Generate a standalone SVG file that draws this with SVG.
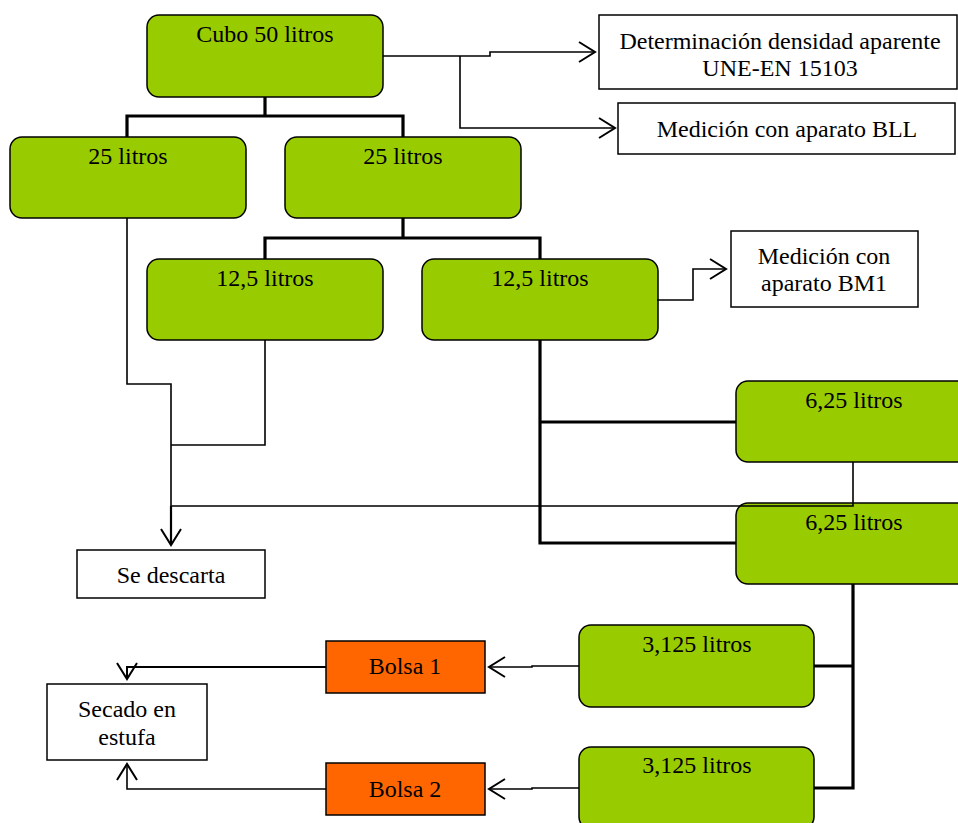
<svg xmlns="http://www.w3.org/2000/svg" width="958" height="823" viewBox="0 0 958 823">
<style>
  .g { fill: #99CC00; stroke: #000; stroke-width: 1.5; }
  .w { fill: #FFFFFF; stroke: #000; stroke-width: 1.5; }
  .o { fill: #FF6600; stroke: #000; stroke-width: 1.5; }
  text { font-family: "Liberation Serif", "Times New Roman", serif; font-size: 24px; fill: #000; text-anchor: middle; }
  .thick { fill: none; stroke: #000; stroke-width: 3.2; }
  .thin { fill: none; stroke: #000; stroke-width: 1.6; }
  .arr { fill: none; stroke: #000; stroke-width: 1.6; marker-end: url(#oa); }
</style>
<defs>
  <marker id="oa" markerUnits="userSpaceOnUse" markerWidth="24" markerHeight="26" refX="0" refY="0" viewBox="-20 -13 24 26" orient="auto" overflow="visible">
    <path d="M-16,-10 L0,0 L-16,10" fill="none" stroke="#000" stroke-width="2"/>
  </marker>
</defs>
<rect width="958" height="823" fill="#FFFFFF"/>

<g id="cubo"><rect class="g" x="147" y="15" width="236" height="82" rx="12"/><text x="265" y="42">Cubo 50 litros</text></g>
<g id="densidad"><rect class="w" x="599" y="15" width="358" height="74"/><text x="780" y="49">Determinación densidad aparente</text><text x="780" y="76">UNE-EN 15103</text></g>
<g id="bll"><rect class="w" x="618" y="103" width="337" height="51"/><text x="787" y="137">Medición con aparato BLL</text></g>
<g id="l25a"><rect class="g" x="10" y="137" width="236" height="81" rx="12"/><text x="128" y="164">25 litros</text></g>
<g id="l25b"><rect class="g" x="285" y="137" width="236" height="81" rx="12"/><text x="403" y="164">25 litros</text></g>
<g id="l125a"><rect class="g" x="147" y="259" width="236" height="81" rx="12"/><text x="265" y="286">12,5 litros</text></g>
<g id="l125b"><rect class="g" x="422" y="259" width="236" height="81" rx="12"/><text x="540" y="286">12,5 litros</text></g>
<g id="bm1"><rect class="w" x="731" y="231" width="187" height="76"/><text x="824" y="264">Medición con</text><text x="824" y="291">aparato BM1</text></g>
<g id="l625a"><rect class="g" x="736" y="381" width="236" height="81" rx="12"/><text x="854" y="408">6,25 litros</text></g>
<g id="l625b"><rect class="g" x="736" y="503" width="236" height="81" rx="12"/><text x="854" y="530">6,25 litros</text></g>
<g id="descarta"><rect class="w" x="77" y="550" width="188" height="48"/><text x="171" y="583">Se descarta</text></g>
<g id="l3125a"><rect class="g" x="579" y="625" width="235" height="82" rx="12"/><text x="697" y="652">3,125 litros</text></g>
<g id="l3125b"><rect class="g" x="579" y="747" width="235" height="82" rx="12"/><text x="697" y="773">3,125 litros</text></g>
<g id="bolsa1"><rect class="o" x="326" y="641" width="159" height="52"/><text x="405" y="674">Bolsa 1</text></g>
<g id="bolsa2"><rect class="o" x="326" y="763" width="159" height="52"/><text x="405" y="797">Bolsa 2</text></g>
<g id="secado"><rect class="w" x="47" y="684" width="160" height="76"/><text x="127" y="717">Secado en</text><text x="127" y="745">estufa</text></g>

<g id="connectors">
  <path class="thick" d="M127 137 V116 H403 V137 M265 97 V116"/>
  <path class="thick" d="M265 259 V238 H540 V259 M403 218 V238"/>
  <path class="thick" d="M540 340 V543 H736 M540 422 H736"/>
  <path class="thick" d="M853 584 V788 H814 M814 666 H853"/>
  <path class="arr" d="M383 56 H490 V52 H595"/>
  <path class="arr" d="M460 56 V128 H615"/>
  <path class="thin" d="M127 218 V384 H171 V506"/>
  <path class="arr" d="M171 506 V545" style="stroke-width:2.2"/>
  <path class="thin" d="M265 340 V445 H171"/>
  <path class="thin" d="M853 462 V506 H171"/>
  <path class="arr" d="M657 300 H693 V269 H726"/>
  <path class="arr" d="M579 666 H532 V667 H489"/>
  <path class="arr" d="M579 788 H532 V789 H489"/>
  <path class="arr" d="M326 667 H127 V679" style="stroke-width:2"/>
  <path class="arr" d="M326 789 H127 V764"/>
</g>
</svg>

####################

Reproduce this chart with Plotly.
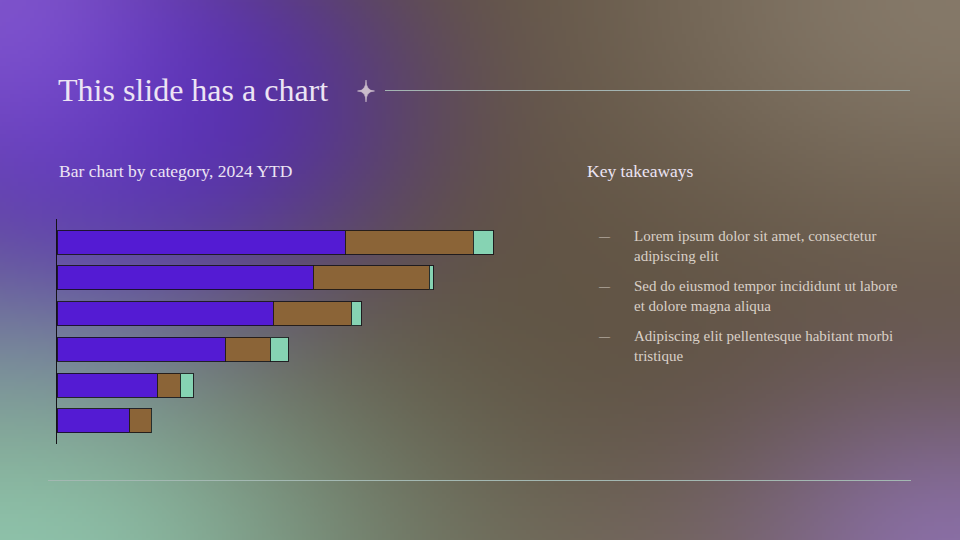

####################

WHAT YOU NEED TO DO: Collect the complete line wherever the string "with" appears in the records.

FINAL ANSWER:
Generate a standalone SVG file that draws this with SVG.
Reproduce this chart with Plotly.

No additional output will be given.